____ DATA EXCERPTS

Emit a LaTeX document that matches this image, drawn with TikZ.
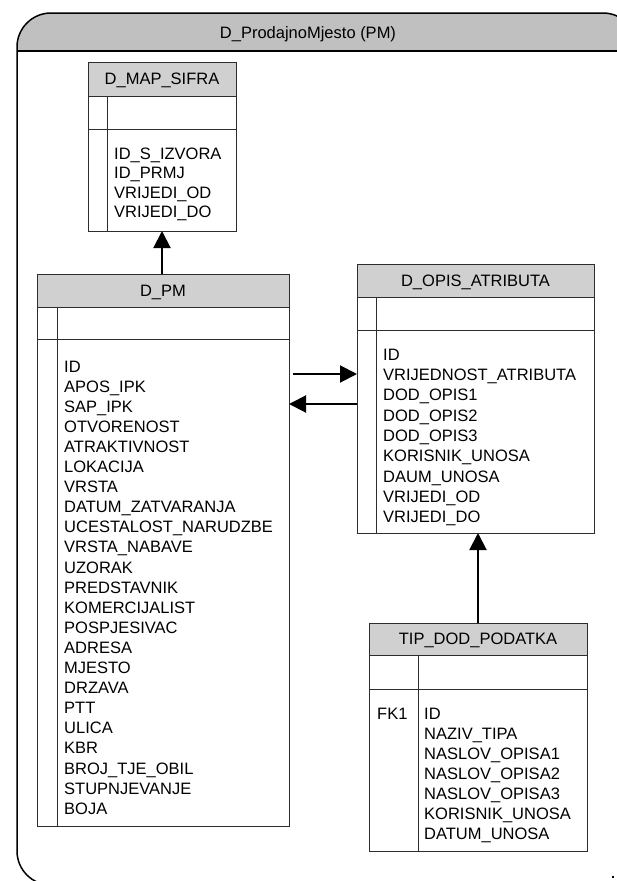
\documentclass[tikz,border=0pt]{standalone}
\usepackage{fontspec}
\setmainfont{Liberation Sans}
\usetikzlibrary{arrows.meta}
\definecolor{framehdr}{RGB}{192,192,192}
\definecolor{tblhdr}{RGB}{208,208,208}
\definecolor{tblline}{RGB}{45,45,45}
\newcommand\ertable[9]{%
  \fill[tblhdr] (#2,#3) rectangle (#4,#6);
  \node[tbl, minimum width={(#4-#2)*1pt}, minimum height={(#5-#3)*1pt}] (#1) at (#2,#3) {};
  \draw[tblline, line width=1pt] (#2,#6) -- (#4,#6) (#2,#7) -- (#4,#7) (#8,#6) -- (#8,#5);
  \node[ttl] (#1-t) at ({(#2+#4)/2},{(#3+#6)/2+5.9}) {#9};
}
\begin{document}
\begin{tikzpicture}[x=1pt,y=-1pt,
  tbl/.style={draw=tblline, line width=1pt, inner sep=0pt, outer sep=0pt, anchor=north west},
  fld/.style={anchor=base west, inner sep=0pt, font=\fontsize{16.5}{20}\selectfont},
  ttl/.style={anchor=base, inner sep=0pt, font=\fontsize{16.5}{20}\selectfont},
  rel/.style={line width=2pt, -{Triangle[width=17pt,length=17pt]}},
  framebox/.style={line width=1.5pt, draw=black, rounded corners=34pt}]
\useasboundingbox (0,0) rectangle (617,881);
\clip (0,0) rectangle (617,881);
% outer frame
\fill[white] (0,0) rectangle (617,881);
\begin{scope}
  \clip (0,0) rectangle (700,51);
  \fill[framehdr, rounded corners=34pt] (17,13) rectangle (637,885);
\end{scope}
\draw[line width=1.5pt] (17,51) -- (637,51);
\draw[framebox] (17,13) rectangle (637,885);
\node[ttl] (frame-t) at (308,38) {D\_ProdajnoMjesto (PM)};
% tables
\ertable{map}{88}{62}{236}{231}{96}{129}{107}{D\_MAP\_SIFRA}
\foreach \txt [count=\i] in {ID\_S\_IZVORA,ID\_PRMJ,VRIJEDI\_OD,VRIJEDI\_DO}
  \node[fld] (map-f\i) at (114,{159+(\i-1)*19.6}) {\txt};
\ertable{pm}{37}{274}{289}{826}{307}{339}{57}{D\_PM}
\foreach \txt [count=\i] in {ID,APOS\_IPK,SAP\_IPK,OTVORENOST,ATRAKTIVNOST,LOKACIJA,VRSTA,DATUM\_ZATVARANJA,UCESTALOST\_NARUDZBE,VRSTA\_NABAVE,UZORAK,PREDSTAVNIK,KOMERCIJALIST,POSPJESIVAC,ADRESA,MJESTO,DRZAVA,PTT,ULICA,KBR,BROJ\_TJE\_OBIL,STUPNJEVANJE,BOJA}
  \node[fld] (pm-f\i) at (64,{372+(\i-1)*20.1}) {\txt};
\ertable{opis}{357}{264}{594}{533}{297}{330}{376}{D\_OPIS\_ATRIBUTA}
\foreach \txt [count=\i] in {ID,VRIJEDNOST\_ATRIBUTA,DOD\_OPIS1,DOD\_OPIS2,DOD\_OPIS3,KORISNIK\_UNOSA,DAUM\_UNOSA,VRIJEDI\_OD,VRIJEDI\_DO}
  \node[fld] (opis-f\i) at (383,{360+(\i-1)*20.35}) {\txt};
\ertable{tip}{369}{623}{587}{851}{655}{689}{418}{TIP\_DOD\_PODATKA}
\node[fld] (tip-fk) at (377,719) {FK1};
\foreach \txt [count=\i] in {ID,NAZIV\_TIPA,NASLOV\_OPISA1,NASLOV\_OPISA2,NASLOV\_OPISA3,KORISNIK\_UNOSA,DATUM\_UNOSA}
  \node[fld] (tip-f\i) at (424,{719+(\i-1)*20}) {\txt};
% connectors
\coordinate (a1s) at (293,374);
\coordinate (y404) at (0,404);
\draw[rel] (a1s) -- (a1s -| opis.west);
\draw[rel] (opis.west |- y404) -- (pm.east |- y404);
\draw[rel] (map.south |- pm.north) -- (map.south);
\draw[rel] (tip.north) -- (tip.north |- opis.south);
% tiny mark
\fill (612,876) rectangle (614,878);
\end{tikzpicture}
\end{document}
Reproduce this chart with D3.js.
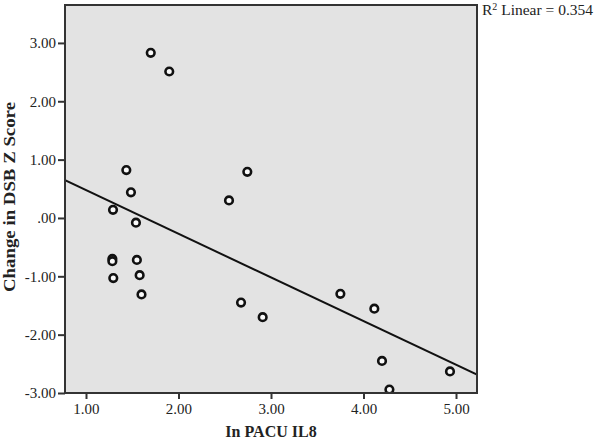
<!DOCTYPE html>
<html>
<head>
<meta charset="utf-8">
<script src="https://cdn.jsdelivr.net/npm/d3@7"></script>
<style>
  html, body { margin: 0; padding: 0; background: #fff; }
  svg { display: block; }
  text { font-family: "Liberation Serif", "DejaVu Serif", serif; fill: #222; }
</style>
</head>
<body>
<svg id="chart" width="600" height="442"></svg>
<script>
// ---- data ----
const xValues = [1.70, 1.90, 1.436, 2.744, 1.486, 2.546, 1.292, 1.54, 1.285, 1.285, 1.55,
                 1.295, 1.58, 1.60, 2.676, 2.91, 3.75, 4.117, 4.20, 4.28, 4.935];
const yValues = [2.83, 2.51, 0.82, 0.79, 0.44, 0.30, 0.14, -0.08, -0.70, -0.74, -0.72,
                 -1.03, -0.98, -1.31, -1.45, -1.70, -1.30, -1.555, -2.45, -2.94, -2.63];
const xTicks = [1, 2, 3, 4, 5];
const yTicks = [3, 2, 1, 0, -1, -2, -3];
const xTitle = "In PACU IL8";
const yTitle = "Change in DSB Z Score";
const r2Label = " Linear = 0.354";

// ---- layout ----
const svg = d3.select("#chart");
const pLeft = 65, pRight = 477, pTop = 5, pBottom = 393;

const x = d3.scaleLinear().domain([0.773, 5.227]).range([pLeft, pRight]);
const y = d3.scaleLinear().domain([-3, 3.65]).range([pBottom, pTop]);

const fmt = v => {
  if (v === 0) return ".00";
  return (v < 0 ? "-" : "") + Math.abs(v).toFixed(2);
};

// plot background
svg.append("rect")
  .attr("x", pLeft).attr("y", pTop)
  .attr("width", pRight - pLeft).attr("height", pBottom - pTop)
  .attr("fill", "#e3e3e3");

// clip
svg.append("clipPath").attr("id", "clip")
  .append("rect").attr("x", pLeft).attr("y", pTop)
  .attr("width", pRight - pLeft).attr("height", pBottom - pTop);

// regression line computed from the data
const n = xValues.length;
const mx = d3.mean(xValues), my = d3.mean(yValues);
let sxy = 0, sxx = 0;
for (let i = 0; i < n; i++) {
  sxy += (xValues[i] - mx) * (yValues[i] - my);
  sxx += (xValues[i] - mx) ** 2;
}
const slope = sxy / sxx, intercept = my - slope * mx;
const [dx0, dx1] = x.domain();
svg.append("line")
  .attr("clip-path", "url(#clip)")
  .attr("x1", x(dx0)).attr("y1", y(intercept + slope * dx0))
  .attr("x2", x(dx1)).attr("y2", y(intercept + slope * dx1))
  .attr("stroke", "#111").attr("stroke-width", 2);

// points
const pts = xValues.map((v, i) => ({ x: v, y: yValues[i] }));
svg.append("g").attr("clip-path", "url(#clip)")
  .selectAll("circle").data(pts).enter().append("circle")
  .attr("cx", d => x(d.x)).attr("cy", d => y(d.y))
  .attr("r", 3.8)
  .attr("fill", "#fafafa")
  .attr("stroke", "#111")
  .attr("stroke-width", 2.6);

// frame
svg.append("rect")
  .attr("x", pLeft).attr("y", pTop)
  .attr("width", pRight - pLeft).attr("height", pBottom - pTop)
  .attr("fill", "none").attr("stroke", "#333").attr("stroke-width", 2);

// axes
const xAxis = d3.axisBottom(x).tickValues(xTicks).tickFormat(fmt).tickSize(6).tickPadding(4);
const gx = svg.append("g").attr("transform", `translate(0,${pBottom})`).call(xAxis);
gx.select(".domain").remove();
gx.selectAll(".tick line").attr("stroke", "#333").attr("stroke-width", 2);
gx.selectAll(".tick text")
  .style("font-family", '"Liberation Serif", serif')
  .attr("font-size", 15).attr("fill", "#333");

const yAxis = d3.axisLeft(y).tickValues(yTicks).tickFormat(fmt).tickSize(7).tickPadding(2);
const gy = svg.append("g").attr("transform", `translate(${pLeft},0)`).call(yAxis);
gy.select(".domain").remove();
gy.selectAll(".tick line").attr("stroke", "#333").attr("stroke-width", 2);
gy.selectAll(".tick text")
  .style("font-family", '"Liberation Serif", serif')
  .attr("font-size", 15).attr("fill", "#333");

// axis titles
svg.append("text")
  .attr("x", (pLeft + pRight) / 2).attr("y", 437)
  .attr("text-anchor", "middle")
  .attr("font-size", 16).attr("font-weight", "bold")
  .text(xTitle);

svg.append("text")
  .attr("transform", `translate(15,${(pTop + pBottom) / 2 - 2}) rotate(-90)`)
  .attr("text-anchor", "middle")
  .attr("font-size", 16).attr("font-weight", "bold")
  .attr("textLength", 190).attr("lengthAdjust", "spacingAndGlyphs")
  .text(yTitle);

// R² label
const r2 = svg.append("text")
  .attr("x", 482).attr("y", 15)
  .attr("font-size", 15.5);
r2.append("tspan").text("R");
r2.append("tspan").attr("font-size", 10).attr("dy", -5).text("2");
r2.append("tspan").attr("dy", 5).text(r2Label);
</script>
</body>
</html>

________

From the material above, copy each line that includes the word "this".

*FINISHED TASK*
Emit a LaTeX document that matches this image, drawn with TikZ.
Reproduce this chart with D3.js.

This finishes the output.